New AI Tool Predicts Complications Before Lung Cancer Surgery
Posted on 01 May 2026
Lung cancer remains a leading cause of cancer mortality, and many surgical candidates present with complex comorbidities. Postoperative complications are common, making accurate and individualized risk stratification essential for perioperative planning and patient counseling. Existing calculators often depend on population averages and subjective judgment, which can miss patient-specific hazards. To help address this challenge, researchers have developed an artificial intelligence tool that estimates complication risk before surgery and provides editable explanations to align predictions with clinical insight.

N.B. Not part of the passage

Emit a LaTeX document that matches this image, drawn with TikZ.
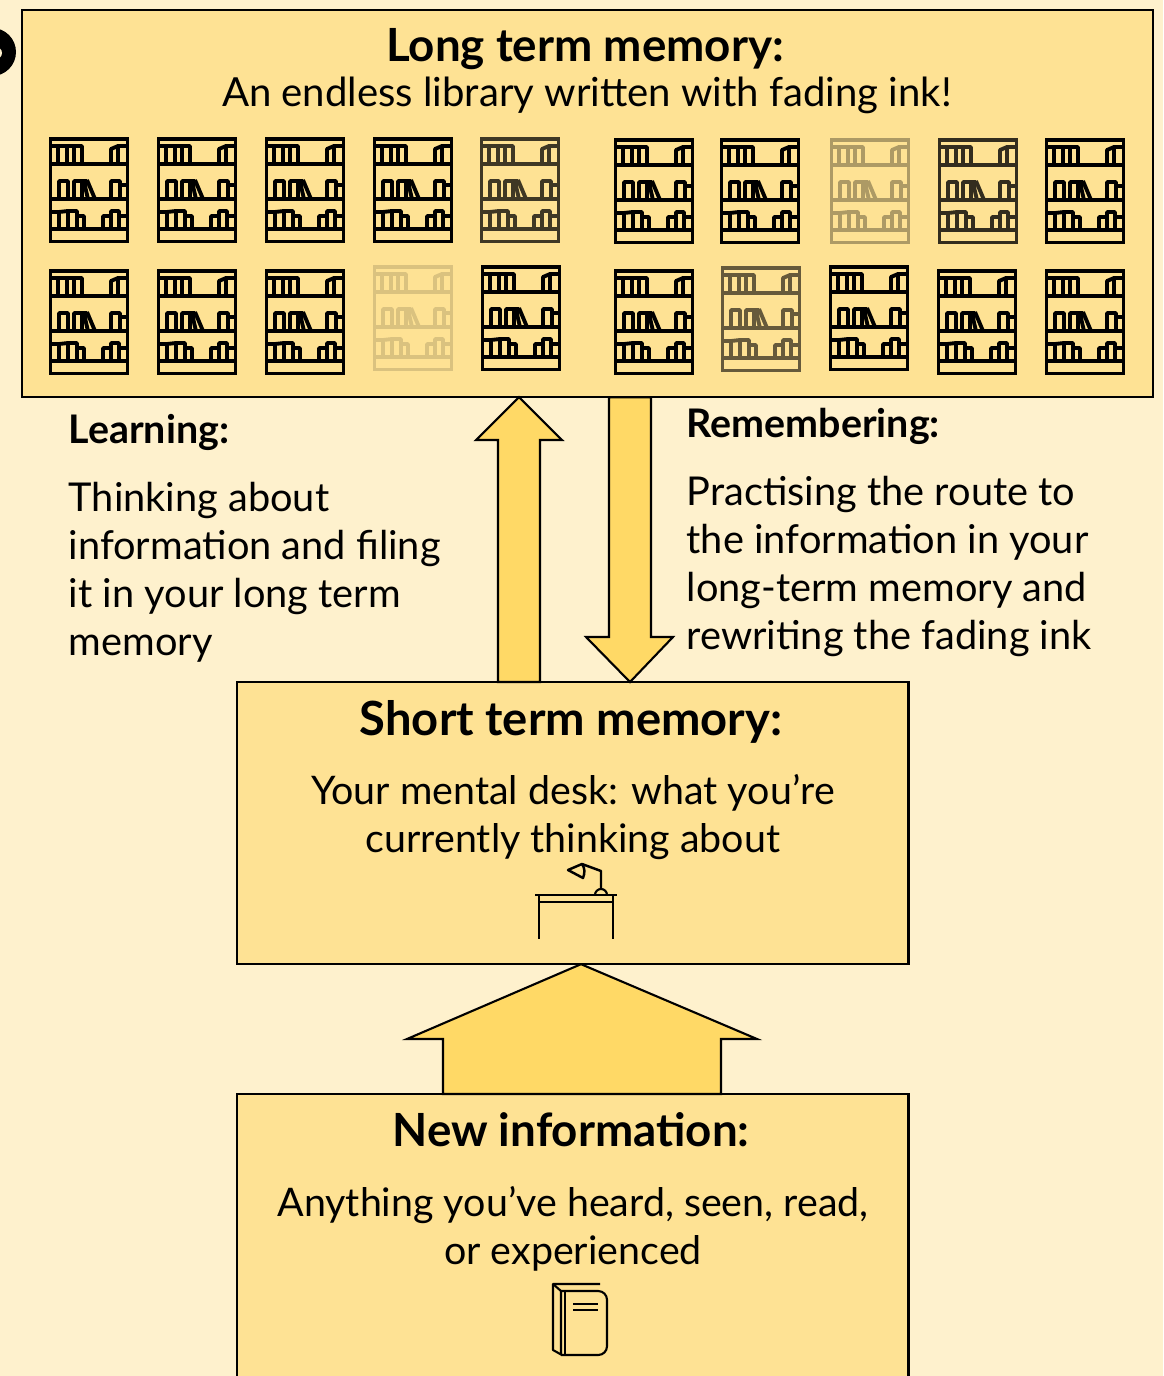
\documentclass[tikz,border=0pt]{standalone}
\usepackage{fontspec}
\setmainfont{Lato}
\definecolor{pagebg}{HTML}{FEF1CD}
\definecolor{boxfill}{HTML}{FEE294}
\definecolor{arrowfill}{HTML}{FFD966}
\tikzset{
  panel/.style={draw=black,fill=boxfill,line width=0.65pt,inner sep=0pt,outer sep=0pt,anchor=north west},
  flow/.style={draw=black,fill=arrowfill,line width=0.6pt,line join=miter},
  head/.style={font=\fontsize{13}{15}\selectfont\bfseries,inner sep=0pt,anchor=base},
  sub/.style={font=\fontsize{11.2}{13.6}\selectfont,inner sep=0pt,align=center},
  para/.style={font=\fontsize{11.3}{13.6}\selectfont,inner sep=0pt,align=left,anchor=north west},
  label/.style={font=\fontsize{11.2}{13.6}\selectfont\bfseries,inner sep=0pt,anchor=base west},
  icon/.style={draw=black,line width=0.6pt},
  pics/shelf/.style={code={
    \draw[draw=ink,line width=1pt] (0.5,1) rectangle (77.5,103.5);
    \draw[draw=ink,line width=1.25pt] (1,26) -- (76,26) (1,61) -- (76,61) (1,91) -- (76,91);
    \draw[draw=ink,line width=1.1pt,line join=round]
      (1,8)--(8,8)--(8,26) (8,8)--(32,8)--(32,26) (17,8)--(17,26) (24,8)--(24,26)
      (61,26)--(61,11)--(68,8)--(76,8) (68,8)--(68,26)
      (9,61)--(9,43)--(18,43)--(18,61) (24,61)--(24,43)--(37,43) (32,43)--(32,61)
      (37,42)--(45,61) (34,44)--(38,61)
      (61,61)--(61,43)--(70,43)--(70,61) (70,47)--(76,47)
      (1,74)--(9,74)--(9,91) (9,74)--(18,73)--(27,73)--(27,91) (18,73)--(18,91) (27,78)--(34,78)--(34,91)
      (53,91)--(53,78)--(61,78)--(61,91) (61,78)--(61,73)--(69,73)--(69,91) (69,78)--(76,78);
  }}
}
\begin{document}
\begin{tikzpicture}[x=0.01cm,y=-0.01cm]
\path[fill=pagebg,use as bounding box] (0,0) rectangle (1163,1376);
\begin{scope}
\clip (0,0) rectangle (1163,1376);
% panels
\node[panel,minimum width=11.30cm,minimum height=3.87cm] (ltm) at (22,10) {};
\node[panel,minimum width=6.71cm,minimum height=2.82cm] (stm) at (237,682) {};
\node[panel,minimum width=6.71cm,minimum height=3.40cm] (new) at (237,1094) {};
% arrows between panels
\draw[flow] (519,0 |- ltm.south) -- (562,440) -- (540,440) -- (540,0 |- stm.north) -- (498,0 |- stm.north) -- (498,440) -- (476,440) -- cycle;
\draw[flow] (609,0 |- ltm.south) -- (651,0 |- ltm.south) -- (651,637) -- (673,637) -- (630,0 |- stm.north) -- (586,637) -- (609,637) -- cycle;
\draw[flow] (581,0 |- stm.south) -- (757,1039) -- (721,1039) -- (721,0 |- new.north) -- (443,0 |- new.north) -- (443,1039) -- (407,1039) -- cycle;
\end{scope}
% cut-off black disc
\begin{scope}
\clip (0,0) rectangle (1163,1376);
\fill[black] (-8,52) circle (24);
\fill[pagebg] (-4,53) circle (6);
\end{scope}
% shelves
\foreach \sx/\sy/\op in {
 50/138/100,158/138/100,266/138/100,374/138/100,481/138/75,
 615/139/100,721/139/100,831/139/32,939/139/80,1046/139/100,
 50/270/100,158/270/100,266/270/100,374/266/14,482/266/100,
 615/270/100,722/267/60,830/266/100,938/270/100,1046/270/100}{
  \colorlet{ink}{black!\op!boxfill}
  \pic at (\sx,\sy) {shelf};
}
% text
\node[head] (t1) at (585,62) {Long term memory:};
\node[sub,font=\fontsize{11.4}{13.6}\selectfont,anchor=base] (t2) at (587,107) {An endless library written with fading ink!};
\node[label] (l1) at (68,443) {Learning:};
\node[para] (l2) at (68,482) {Thinking about\\information and filing\\it in your long term\\memory};
\node[label] (r1) at (686,437) {Remembering:};
\node[para] (r2) at (686,476) {Practising the route to\\the information in your\\long-term memory and\\rewriting the fading ink};
\node[head,font=\fontsize{13.4}{15}\selectfont\bfseries] (s1) at (571,735) {Short term memory:};
\node[sub] (s2) at (573,817) {Your mental desk: what you’re\\currently thinking about};
\node[head] (n1) at (571,1146) {New information:};
\node[sub] (n2) at (573,1229) {Anything you’ve heard, seen, read,\\or experienced};
% desk
\draw[icon,line width=0.75pt] (535,895) -- (617,895);
\draw[icon,line width=0.7pt] (539,895) -- (539,939) (613,895) -- (613,939) (539,902) -- (613,902);
\draw[icon] (595,895) arc[start angle=180,end angle=360,radius=6];
\draw[icon,line width=0.7pt,line join=round] (601,889) -- (601,871) -- (582,864);
\draw[icon,line width=0.7pt,line join=round] (568,870) -- (582,864) .. controls (585,868) and (585,873) .. (583,878) -- cycle;
% book
\draw[icon,line join=round] (600,1284) -- (553,1284) -- (553,1350) -- (562,1355);
\draw[icon] (553,1284) -- (561,1291) -- (561,1355);
\draw[icon,rounded corners=2.5] (561,1291) -- (607,1291) -- (607,1355) -- (561,1355);
\draw[icon] (565,1291) -- (565,1355) (573,1304) -- (598,1304) (573,1310) -- (598,1310);
\end{tikzpicture}
\end{document}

Developed by the University at Buffalo and Roswell Park Comprehensive Cancer Center, the system is called MIRACLE, for Multimodal Integrated Radiomics and Clinical Language-based Explanation. It is designed to support thoracic surgeons in evaluating complication risk for candidates undergoing lung cancer surgery. The tool provides patient-level estimates intended to improve planning, communication, and shared decision-making.
MIRACLE integrates three preoperative inputs: clinical information such as age, smoking history, lung function, and comorbidities; quantitative features extracted from computed tomography (CT) scans; and plain‑language explanations generated by a large language model (LLM) grounded in surgical oncology literature and clinical guidelines. The model combines prior knowledge with patient-specific data to produce a risk estimate. It also generates a concise summary that surgeons can review and refine to reflect bedside judgment.

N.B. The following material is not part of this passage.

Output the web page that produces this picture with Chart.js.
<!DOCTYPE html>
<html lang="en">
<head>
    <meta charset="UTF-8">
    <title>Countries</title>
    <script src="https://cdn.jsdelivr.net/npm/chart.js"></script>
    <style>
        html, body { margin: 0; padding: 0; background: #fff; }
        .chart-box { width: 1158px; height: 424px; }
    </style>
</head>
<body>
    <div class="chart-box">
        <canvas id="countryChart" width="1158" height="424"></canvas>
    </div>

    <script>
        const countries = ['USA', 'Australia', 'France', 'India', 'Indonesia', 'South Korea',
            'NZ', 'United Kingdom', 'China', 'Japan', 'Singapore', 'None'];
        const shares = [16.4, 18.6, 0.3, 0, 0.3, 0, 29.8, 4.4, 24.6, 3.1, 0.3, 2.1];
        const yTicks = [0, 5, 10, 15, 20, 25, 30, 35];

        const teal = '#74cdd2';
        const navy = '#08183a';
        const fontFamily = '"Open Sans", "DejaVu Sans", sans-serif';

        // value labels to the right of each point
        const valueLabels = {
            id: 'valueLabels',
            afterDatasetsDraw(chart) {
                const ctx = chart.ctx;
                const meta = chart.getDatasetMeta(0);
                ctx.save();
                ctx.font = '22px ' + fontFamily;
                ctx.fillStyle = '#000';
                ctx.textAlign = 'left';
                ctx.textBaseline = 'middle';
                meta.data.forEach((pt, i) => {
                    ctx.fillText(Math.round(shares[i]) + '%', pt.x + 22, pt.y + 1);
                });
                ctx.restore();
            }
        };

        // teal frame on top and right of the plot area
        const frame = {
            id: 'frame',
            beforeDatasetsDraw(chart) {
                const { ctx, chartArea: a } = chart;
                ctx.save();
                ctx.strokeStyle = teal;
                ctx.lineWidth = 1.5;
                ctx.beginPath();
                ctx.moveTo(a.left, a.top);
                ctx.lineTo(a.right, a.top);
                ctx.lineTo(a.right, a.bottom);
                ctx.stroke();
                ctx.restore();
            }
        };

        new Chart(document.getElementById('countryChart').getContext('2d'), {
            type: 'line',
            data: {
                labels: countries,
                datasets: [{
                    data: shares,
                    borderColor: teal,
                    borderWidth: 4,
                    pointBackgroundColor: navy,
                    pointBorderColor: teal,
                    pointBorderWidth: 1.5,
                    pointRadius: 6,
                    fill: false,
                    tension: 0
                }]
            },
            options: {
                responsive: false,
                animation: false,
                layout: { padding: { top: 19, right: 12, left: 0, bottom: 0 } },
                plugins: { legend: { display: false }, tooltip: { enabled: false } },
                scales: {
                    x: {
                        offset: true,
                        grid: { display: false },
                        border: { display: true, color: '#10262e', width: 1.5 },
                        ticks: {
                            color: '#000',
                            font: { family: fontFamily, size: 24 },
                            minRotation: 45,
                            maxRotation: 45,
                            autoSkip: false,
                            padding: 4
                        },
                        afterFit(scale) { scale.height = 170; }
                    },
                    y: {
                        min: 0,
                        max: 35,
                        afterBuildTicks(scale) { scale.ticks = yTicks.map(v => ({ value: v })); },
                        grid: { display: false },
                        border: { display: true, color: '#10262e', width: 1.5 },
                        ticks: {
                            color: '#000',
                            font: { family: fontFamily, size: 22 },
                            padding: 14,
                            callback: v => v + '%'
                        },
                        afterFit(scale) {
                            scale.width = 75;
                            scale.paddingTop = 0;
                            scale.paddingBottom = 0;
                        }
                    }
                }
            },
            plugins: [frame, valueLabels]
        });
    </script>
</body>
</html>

A core feature is “intervenability.” Surgeons can add factors not captured in structured data—such as frailty or functional limitations—and the model recalculates risk accordingly. Safeguards are built in to prevent unsupported content or hallucinations, with key variables such as age, gender, and body mass index locked from LLM editing. Clinical inputs are processed only for the session and deleted immediately afterward to support Health Insurance Portability and Accountability Act (HIPAA) compliance and practical deployment.
In a retrospective evaluation of 3,094 lung cancer surgeries performed at Roswell Park between 2009 and 2023, MIRACLE outperformed five machine-learning methods, three open‑source LLMs, and practicing thoracic surgeons. Surgeons correctly identified complications about 45% of the time, while the model achieved 75%–80% sensitivity and approximately 81% accuracy with low false‑positive rates. A panel of thoracic surgeons reported that many explanations aligned with clinical reasoning, while also noting occasional risk overestimation and missed interactions, underscoring the need for clinician oversight.
Findings were presented at the IEEE/CVF Winter Conference on Applications of Computer Vision 2026 in Tucson, and the preprint is available on arXiv. Next steps include prospective, real‑time validation at Roswell Park and potential adaptation of the platform to other surgical specialties.
“This collaboration between UB and Roswell Park is what makes projects like this possible. You need teams that combine deep clinical insight with real technical expertise to build tools that truly serve patients. Otherwise, industry will do it for us, and its priorities aren't always aligned with patient care. When clinicians and scientists work side by side, we can design solutions that put patients' best interests first. That's why this kind of partnership matters,” said Kenneth Patrick Seastedt, MD, a thoracic surgeon at Roswell Park who also serves as an assistant professor of surgery in the Jacobs School of Medicine and Biomedical Sciences at the University at Buffalo.